COLUMBUS, Ohio (AP) — A federal jury has rejected allegations that police in Ohio’s capital city used excessive force when they fatally shot a man in 2016 during an undercover operation, an episode that led to heightened criticism of actions by Columbus police.

The city has said that 23-year-old Henry Green, who was Black, ignored commands to drop his gun by officers Zachary Rosen and Jason Bare, who are white. Court documents and depositions say Green shot at the undercover officers, who then returned fire. Green’s family has argued Green fired after police shot at him.

Columbus, the state’s largest city, has experienced multiple protests in recent years over the killing of Black men and children, including last year’s fatal shooting of 16-year-old Ma’Kiah Bryant. A grand jury declined to indict the white officer who shot Bryant as she swung a knife at a young woman. The officer said he feared for the woman’s life.

A grand jury had also declined to indict officers Rosen and Bare in Green’s killing, and an internal Columbus police investigation cleared them.

A federal judge dismissed the excessive force lawsuit brought by Green’s family in September 2019, finding it was reasonable to use deadly force under the circumstances. But a federal appeals court reinstated it a year later, determining that a jury could “reasonably conclude” there wasn’t justification for the officers to use force in this context.

The first trial ended in a mistrial in November 2021. On Monday, a unanimous jury sided with the city after a short deliberation, acquitting Rosen and Bare of excessive force and assault and battery allegations.

On Tuesday, City Attorney Zachary Klein said his office respects the decision, while noting, “The City Attorney’s Office takes seriously all use of force cases, especially those that result in a tragic loss of life.”

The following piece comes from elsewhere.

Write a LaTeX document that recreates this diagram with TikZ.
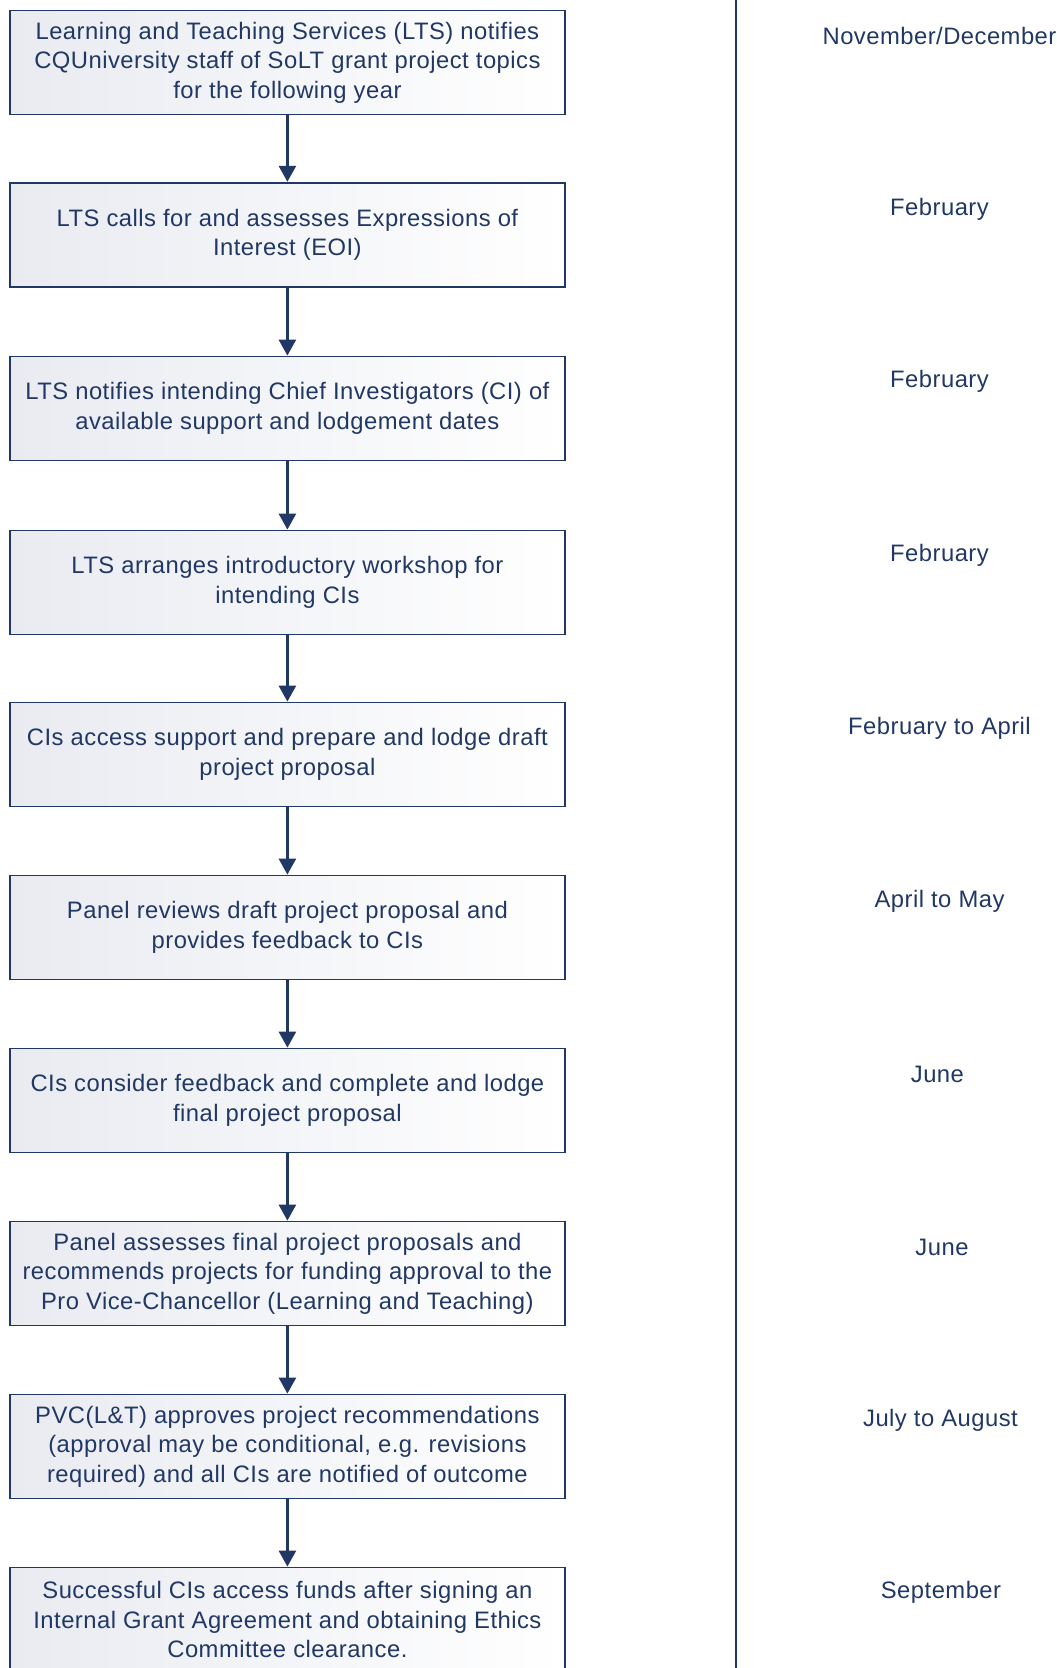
\documentclass[tikz,border=0pt]{standalone}
\usepackage{fontspec}
\setmainfont[LetterSpace=2]{Liberation Sans}
\usetikzlibrary{arrows.meta}
\definecolor{navy}{RGB}{33,56,100}
\definecolor{boxgray}{RGB}{233,235,241}
\tikzset{
  stepbox/.style={draw=navy, line width=1.8pt, left color=boxgray, right color=white,
    minimum width=555pt, minimum height=104pt, anchor=north west, inner sep=0pt,
    align=center, text=navy, font=\fontsize{23.8}{29.6}\selectfont},
  datelabel/.style={text=navy, font=\fontsize{23.8}{29.6}\selectfont, inner sep=0pt},
  flowarrow/.style={draw=navy, line width=2.7pt, -{Triangle[width=17pt,length=16pt]}}
}
\begin{document}
\begin{tikzpicture}[x=1pt,y=-1pt]
\useasboundingbox (0,0) rectangle (1057,1668);
\clip (0,0) rectangle (1057,1668);
\node[stepbox] (b1) at (9,9.6) {Learning and Teaching Services (LTS) notifies\\CQUniversity staff of SoLT grant project topics\\for the following year};
\node[stepbox] (b2) at (9,181.8) {LTS calls for and assesses Expressions of\\Interest (EOI)};
\node[stepbox] (b3) at (9,355.6) {LTS notifies intending Chief Investigators (CI) of\\available support and lodgement dates};
\node[stepbox] (b4) at (9,529.6) {LTS arranges introductory workshop for\\intending CIs};
\node[stepbox] (b5) at (9,701.6) {CIs access support and prepare and lodge draft\\project proposal};
\node[stepbox] (b6) at (9,874.6) {Panel reviews draft project proposal and\\provides feedback to CIs};
\node[stepbox] (b7) at (9,1047.6) {CIs consider feedback and complete and lodge\\final project proposal};
\node[stepbox] (b8) at (9,1220.6) {Panel assesses final project proposals and\\recommends projects for funding approval to the\\Pro Vice-Chancellor (Learning and Teaching)};
\node[stepbox] (b9) at (9,1393.6) {PVC(L\&T) approves project recommendations\\(approval may be conditional, e.g. revisions\\required) and all CIs are notified of outcome};
\node[stepbox] (b10) at (9,1566.6) {Successful CIs access funds after signing an\\Internal Grant Agreement and obtaining Ethics\\Committee clearance.};
\foreach \a/\b in {b1/b2,b2/b3,b3/b4,b4/b5,b5/b6,b6/b7,b7/b8,b8/b9,b9/b10}
  \draw[flowarrow] (\a.south) -- (\b.north);
\coordinate (vtop) at (736,0);
\coordinate (vbot) at (736,1668);
\draw[navy, line width=2.3pt] (vtop) -- (vbot);
\node[datelabel] (d1) at (939.5,35.5) {November/December};
\node[datelabel] (d2) at (939.5,209) {February};
\node[datelabel] (d3) at (939.5,381.5) {February};
\node[datelabel] (d4) at (939.5,555) {February};
\node[datelabel] (d5) at (939.5,728) {February to April};
\node[datelabel] (d6) at (939.5,901.5) {April to May};
\node[datelabel] (d7) at (937.4,1074) {June};
\node[datelabel] (d8) at (942,1247) {June};
\node[datelabel] (d9) at (940.5,1420.5) {July to August};
\node[datelabel] (d10) at (941,1592.5) {September};
\end{tikzpicture}
\end{document}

Klein has pushed for change in the department and, along with city Mayor Andrew Ginther, successfully requested a Justice Department review of the agency’s practices. That review is ongoing.

Green’s family is disappointed by the decision, which their attorney Sean Walton said doesn’t reflect the evidence presented at trial.

“This civil trial was the first that the city has had to defend for a police shooting in 15 years and that in itself provides hope and optimism that accountability is on the horizon,” he said. “However, the people of this city should not have to fight their own leaders who continue to use qualified immunity as a sword to defend bad officers.”

Changes to the department in recent years including the creation of a first-ever civilian review board, increased use of body-worn cameras, a pilot program to resolve 911 calls involving mental health and addiction issues with counselors instead of officers, and the hiring of Elaine Bryant, the city’s first Black woman chief.

In December, the city agreed to pay $5.75 million to people injured during the 2020 racial injustice and police brutality protests.

Monday’s verdict was the second time in recent months that jurors sided with police over excessive force violations. In December, a jury rejected civil rights violations alleged by Timothy Davis, who had accused Columbus officers in Ohio’s capital city of using improper force when they arrested him in 2017.

In November, a murder trial is scheduled for a white Columbus officer who shot and killed Andre Hill, who was Black, in December 2020 as Hill emerged from a garage holding a cell phone. The officer, Adam Coy, has pleaded not guilty.